> [Job]: Skip the pictures. Reproduce all other material exactly.
**********
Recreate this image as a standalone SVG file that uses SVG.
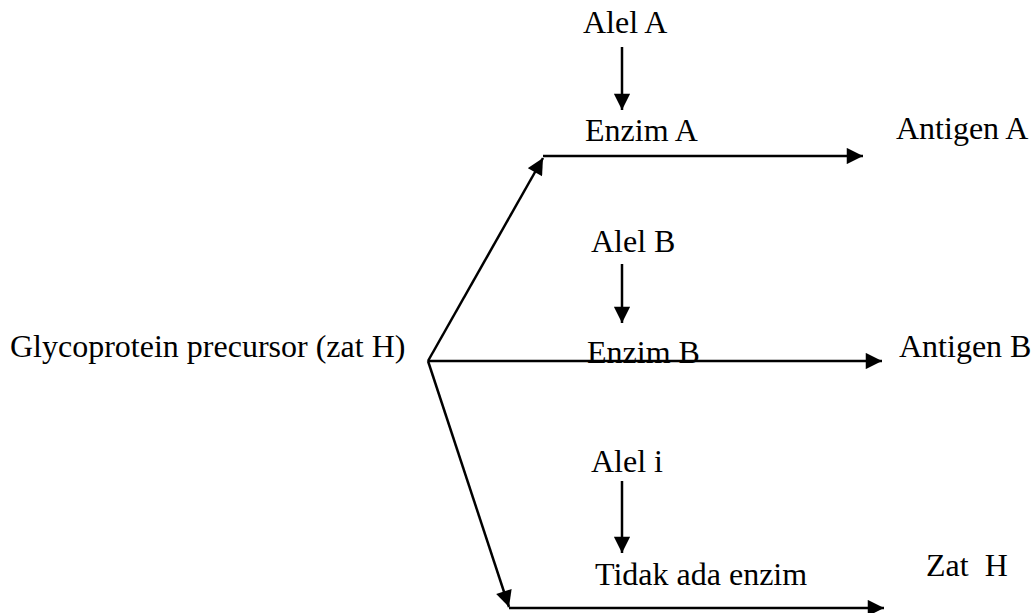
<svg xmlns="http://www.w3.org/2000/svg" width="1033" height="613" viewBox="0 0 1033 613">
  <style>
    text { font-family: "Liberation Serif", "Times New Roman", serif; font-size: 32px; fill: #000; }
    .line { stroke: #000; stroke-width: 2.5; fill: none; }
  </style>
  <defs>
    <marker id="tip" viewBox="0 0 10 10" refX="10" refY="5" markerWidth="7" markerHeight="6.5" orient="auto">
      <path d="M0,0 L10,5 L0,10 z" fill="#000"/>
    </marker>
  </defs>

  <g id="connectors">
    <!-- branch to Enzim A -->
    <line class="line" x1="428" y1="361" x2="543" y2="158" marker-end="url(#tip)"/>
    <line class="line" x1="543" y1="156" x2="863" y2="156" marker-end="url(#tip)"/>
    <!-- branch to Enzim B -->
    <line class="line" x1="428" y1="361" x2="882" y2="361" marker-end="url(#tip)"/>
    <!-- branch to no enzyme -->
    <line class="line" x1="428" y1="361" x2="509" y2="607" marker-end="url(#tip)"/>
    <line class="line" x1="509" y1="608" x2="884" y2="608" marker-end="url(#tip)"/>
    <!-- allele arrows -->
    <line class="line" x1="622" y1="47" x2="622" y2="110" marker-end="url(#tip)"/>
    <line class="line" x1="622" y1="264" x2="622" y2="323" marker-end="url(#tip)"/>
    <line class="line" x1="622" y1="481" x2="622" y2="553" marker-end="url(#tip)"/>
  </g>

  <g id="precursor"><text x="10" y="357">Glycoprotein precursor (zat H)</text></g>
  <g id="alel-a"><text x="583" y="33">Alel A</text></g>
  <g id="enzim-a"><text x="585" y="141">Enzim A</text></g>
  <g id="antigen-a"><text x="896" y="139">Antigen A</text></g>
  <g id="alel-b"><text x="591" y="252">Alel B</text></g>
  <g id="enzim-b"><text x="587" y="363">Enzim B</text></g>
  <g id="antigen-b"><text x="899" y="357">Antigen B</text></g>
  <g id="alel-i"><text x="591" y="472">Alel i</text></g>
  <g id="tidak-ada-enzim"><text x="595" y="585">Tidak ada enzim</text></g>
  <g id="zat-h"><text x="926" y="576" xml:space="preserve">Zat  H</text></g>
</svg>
**********
> [Expected answer]:
Recreate this image as a standalone SVG file that uses SVG.
<svg xmlns="http://www.w3.org/2000/svg" width="1033" height="613" viewBox="0 0 1033 613">
  <style>
    text { font-family: "Liberation Serif", "Times New Roman", serif; font-size: 32px; fill: #000; }
    .line { stroke: #000; stroke-width: 2.5; fill: none; }
  </style>
  <defs>
    <marker id="tip" viewBox="0 0 10 10" refX="10" refY="5" markerWidth="7" markerHeight="6.5" orient="auto">
      <path d="M0,0 L10,5 L0,10 z" fill="#000"/>
    </marker>
  </defs>

  <g id="connectors">
    <!-- branch to Enzim A -->
    <line class="line" x1="428" y1="361" x2="543" y2="158" marker-end="url(#tip)"/>
    <line class="line" x1="543" y1="156" x2="863" y2="156" marker-end="url(#tip)"/>
    <!-- branch to Enzim B -->
    <line class="line" x1="428" y1="361" x2="882" y2="361" marker-end="url(#tip)"/>
    <!-- branch to no enzyme -->
    <line class="line" x1="428" y1="361" x2="509" y2="607" marker-end="url(#tip)"/>
    <line class="line" x1="509" y1="608" x2="884" y2="608" marker-end="url(#tip)"/>
    <!-- allele arrows -->
    <line class="line" x1="622" y1="47" x2="622" y2="110" marker-end="url(#tip)"/>
    <line class="line" x1="622" y1="264" x2="622" y2="323" marker-end="url(#tip)"/>
    <line class="line" x1="622" y1="481" x2="622" y2="553" marker-end="url(#tip)"/>
  </g>

  <g id="precursor"><text x="10" y="357">Glycoprotein precursor (zat H)</text></g>
  <g id="alel-a"><text x="583" y="33">Alel A</text></g>
  <g id="enzim-a"><text x="585" y="141">Enzim A</text></g>
  <g id="antigen-a"><text x="896" y="139">Antigen A</text></g>
  <g id="alel-b"><text x="591" y="252">Alel B</text></g>
  <g id="enzim-b"><text x="587" y="363">Enzim B</text></g>
  <g id="antigen-b"><text x="899" y="357">Antigen B</text></g>
  <g id="alel-i"><text x="591" y="472">Alel i</text></g>
  <g id="tidak-ada-enzim"><text x="595" y="585">Tidak ada enzim</text></g>
  <g id="zat-h"><text x="926" y="576" xml:space="preserve">Zat  H</text></g>
</svg>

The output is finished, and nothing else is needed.